Um dos lugares onde fica mais evidente que as mulheres aprenderam a conviver com a situação é no transporte público. O metrô da Cidade do México mantém a separação de homens e mulheres no horário pico para evitar “toques”, como afirmou o diretor do serviço em uma entrevista ao EL PAÍS. A segregação por sexo também se observa em alguns ônibus e táxis cor-de-rosa que circulam pela capital. Isso se deve ao fato de que 48% de mulheres admitem ter sofrido assédio sexual nesses locais, em sua maioria de tipo físico, segundo um estudo de 2014 elaborado pela associação El Poder del Consumidor e o instituto de pesquisas Dinamia. A maioria dos 1.400 pesquisados dizia ser a favor da separação de gêneros no transporte.

“Todo mundo achava uma bobagem o que tinha acontecido comigo. Compreendi então que se você consegue escapar de um assédio ou abuso grave e decide denunciar, não te escutam. Não existem medidas preventivas. Não sabemos para que aquele cara queria minhas fotos e não é exagerado pensar no tráfico de mulheres no México”, queixa-se Kubatov. “Neste país, o que aconteceu comigo na rua é o mínimo que pode acontecer com uma mulher. Naquele mesmo dia certamente muitas mulheres estavam sendo estupradas, sequestradas ou desaparecendo”, diz a jornalista norte-americana.

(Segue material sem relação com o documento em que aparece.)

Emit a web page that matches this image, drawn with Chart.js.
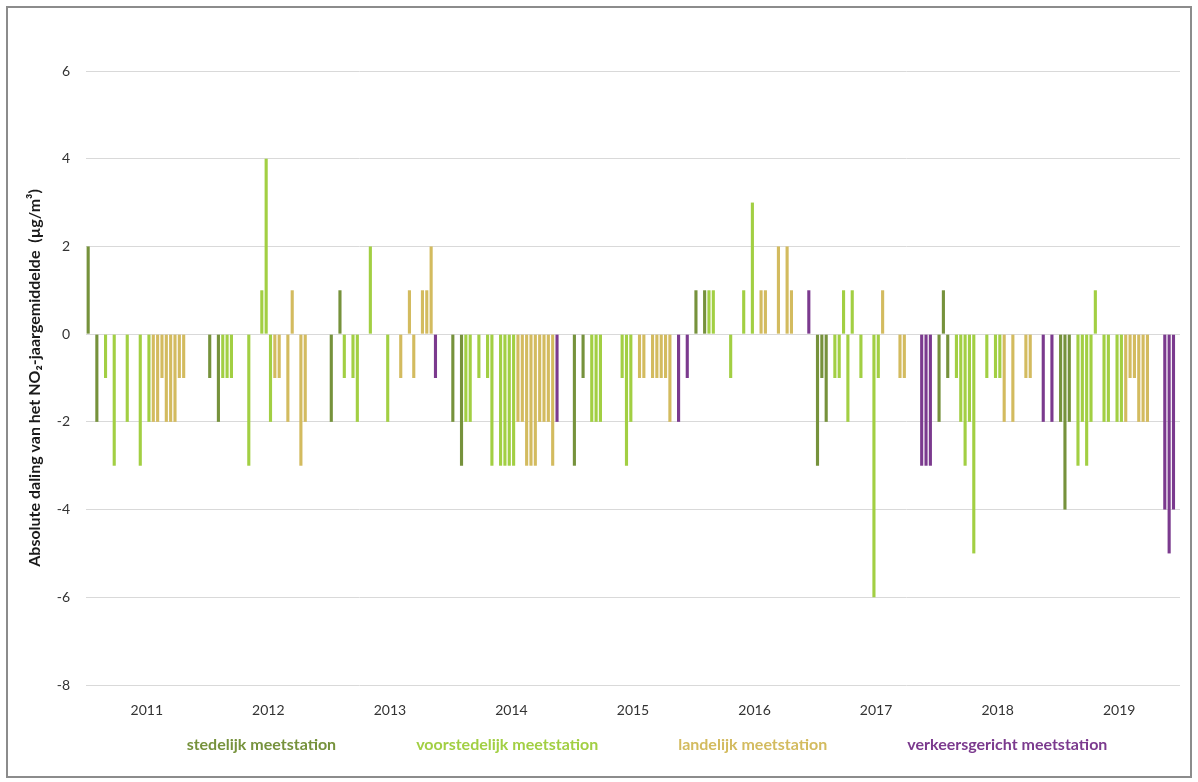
<!DOCTYPE html>
<html>
<head>
<meta charset="utf-8">
<script src="https://cdn.jsdelivr.net/npm/chart.js@4.4.1/dist/chart.umd.min.js"></script>
<style>
  html, body { margin: 0; padding: 0; background: #fff; }
  #wrap { position: relative; width: 1198px; height: 782px; }
  #wrap canvas { position: absolute; left: 0; top: 0; }
  #frame { position: absolute; left: 6px; top: 6px; width: 1182px; height: 768px;
           border: 2px solid #8c8c8c; pointer-events: none; }
</style>
</head>
<body>
<div id="wrap">
  <canvas id="chart" width="1198" height="782"></canvas>
  <div id="frame"></div>
</div>
<script>
// years on the axis
const years = ['2011', '2012', '2013', '2014', '2015', '2016', '2017', '2018', '2019'];

// station type per station slot (S = stedelijk, V = voorstedelijk, L = landelijk, T = verkeersgericht)
const stationTypes = ['S', 'S', 'S',
  'V', 'V', 'V', 'V', 'V', 'V', 'V', 'V', 'V', 'V', 'V', 'V',
  'L', 'L', 'L', 'L', 'L', 'L', 'L', 'L', 'L',
  'T', 'T', 'T'];

// absolute decrease of the NO2 annual mean per station (µg/m³)
const d2011 = [2, 0, -2, 0, -1, 0, -3, 0, 0, -2, 0, 0, -3, 0, -2, -2, -2, -1, -2, -2, -2, -1, -1, 0, 0, 0, 0];
const d2012 = [-1, 0, -2, -1, -1, -1, 0, 0, 0, -3, 0, 0, 1, 4, -2, -1, -1, 0, -2, 1, 0, -3, -2, 0, 0, 0, 0];
const d2013 = [-2, 0, 1, -1, 0, -1, -2, 0, 0, 2, 0, 0, 0, -2, 0, 0, -1, 0, 1, -1, 0, 1, 1, 2, -1, 0, 0];
const d2014 = [-2, 0, -3, -2, -2, 0, -1, 0, -1, -3, 0, -3, -3, -3, -3, -2, -2, -3, -3, -3, -2, -2, -2, -3, -2, 0, 0];
const d2015 = [-3, 0, -1, 0, -2, -2, -2, 0, 0, 0, 0, -1, -3, -2, 0, -1, -1, 0, -1, -1, -1, -1, -2, 0, -2, 0, -1];
const d2016 = [1, 0, 1, 1, 1, 0, 0, 0, -1, 0, 0, 1, 0, 3, 0, 1, 1, 0, 0, 2, 0, 2, 1, 0, 0, 0, 1];
const d2017 = [-3, -1, -2, 0, -1, -1, 1, -2, 1, 0, -1, 0, 0, -6, -1, 1, 0, 0, 0, -1, -1, 0, 0, 0, -3, -3, -3];
const d2018 = [-2, 1, -1, 0, -1, -2, -3, -2, -5, 0, 0, -1, 0, -1, -1, -2, 0, -2, 0, 0, -1, -1, 0, 0, -2, 0, -2];
const d2019 = [-2, -4, -2, 0, -3, -2, -3, -2, 1, 0, -2, -2, 0, -2, -2, -2, -1, -1, -2, -2, -2, 0, 0, 0, -4, -5, -4];

const yearValues = [d2011, d2012, d2013, d2014, d2015, d2016, d2017, d2018, d2019];

const seriesInfo = [
  { code: 'S', label: 'stedelijk meetstation', color: '#76923c' },
  { code: 'V', label: 'voorstedelijk meetstation', color: '#a2cf43' },
  { code: 'L', label: 'landelijk meetstation', color: '#d3bb5f' },
  { code: 'T', label: 'verkeersgericht meetstation', color: '#7b3a8e' }
];

const FONT = 'Lato, "Open Sans", sans-serif';

// one slot per station plus one empty slot between years
const slotsPerYear = stationTypes.length + 1;
const slotLabels = [];
years.forEach(y => {
  for (let i = 0; i < slotsPerYear; i++) slotLabels.push(y + '-' + i);
});

const datasets = seriesInfo.map(s => {
  const data = [];
  yearValues.forEach(vals => {
    for (let i = 0; i < slotsPerYear; i++) {
      data.push(i < stationTypes.length && stationTypes[i] === s.code ? vals[i] : null);
    }
  });
  return {
    label: s.label,
    data: data,
    backgroundColor: s.color,
    borderWidth: 0,
    grouped: false,
    categoryPercentage: 1,
    barPercentage: 0.72
  };
});

new Chart(document.getElementById('chart').getContext('2d'), {
  type: 'bar',
  data: { labels: slotLabels, datasets: datasets },
  options: {
    responsive: false,
    animation: false,
    devicePixelRatio: 1,
    layout: { padding: { left: 44, right: 18, top: 71, bottom: 19 } },
    plugins: {
      tooltip: { enabled: false },
      legend: {
        position: 'bottom',
        labels: {
          // an invisible box in front of each label spaces the entries out
          boxWidth: 62,
          boxHeight: 1,
          padding: 10,
          font: { family: FONT, size: 16, weight: 'bold' },
          generateLabels: chart => chart.data.datasets.map((ds, i) => ({
            text: ds.label,
            fontColor: ds.backgroundColor,
            fillStyle: 'rgba(0,0,0,0)',
            strokeStyle: 'rgba(0,0,0,0)',
            lineWidth: 0,
            hidden: false,
            datasetIndex: i
          }))
        }
      }
    },
    scales: {
      x: { display: false, offset: true, grid: { display: false } },
      years: {
        type: 'category',
        labels: years,
        position: 'bottom',
        offset: true,
        grid: { display: false, drawTicks: false },
        border: { display: false },
        ticks: { padding: 17, color: '#333333', font: { family: FONT, size: 14 } },
        afterFit: s => { s.height = 42; }
      },
      y: {
        min: -8,
        max: 6,
        ticks: { stepSize: 2, padding: 16, color: '#333333', font: { family: FONT, size: 14 } },
        grid: { color: '#d9d9d9', drawTicks: false },
        border: { display: false },
        title: {
          display: true,
          text: 'Absolute daling van het NO\u2082-jaargemiddelde  (\u00b5g/m\u00b3)',
          color: '#1a1a1a',
          font: { family: FONT, size: 16, weight: 'bold' },
          // the axis box starts right of the title, so it sits in the left margin
          padding: { top: -19, bottom: 0 }
        },
        afterFit: s => { s.width = 42; }
      }
    }
  }
});
</script>
</body>
</html>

No México morreram sete mulheres por dia entre 2013 e 2014, segundo dados do órgão nacional de estatísticas. Enquanto a taxa de homicídios de homens diminuiu gradualmente desde 2011 em nível nacional, a de mulheres se mantém como um problema estrutural. “Os assassinatos femininos derivam de um padrão cultural e menos das mudanças da violência pelo crime organizado”, explica o INEGI em seu relatório.

Na capital, foram assassinadas 402 mulheres entre 2013 e 2015, três por semana, e o número não para de aumentar há 10 anos. As taxas mais altas ocorrem no distrito de Cuauhtémoc, região central da Cidade do México, exatamente onde foram agredidas Noel e Kubatov nas últimas semanas.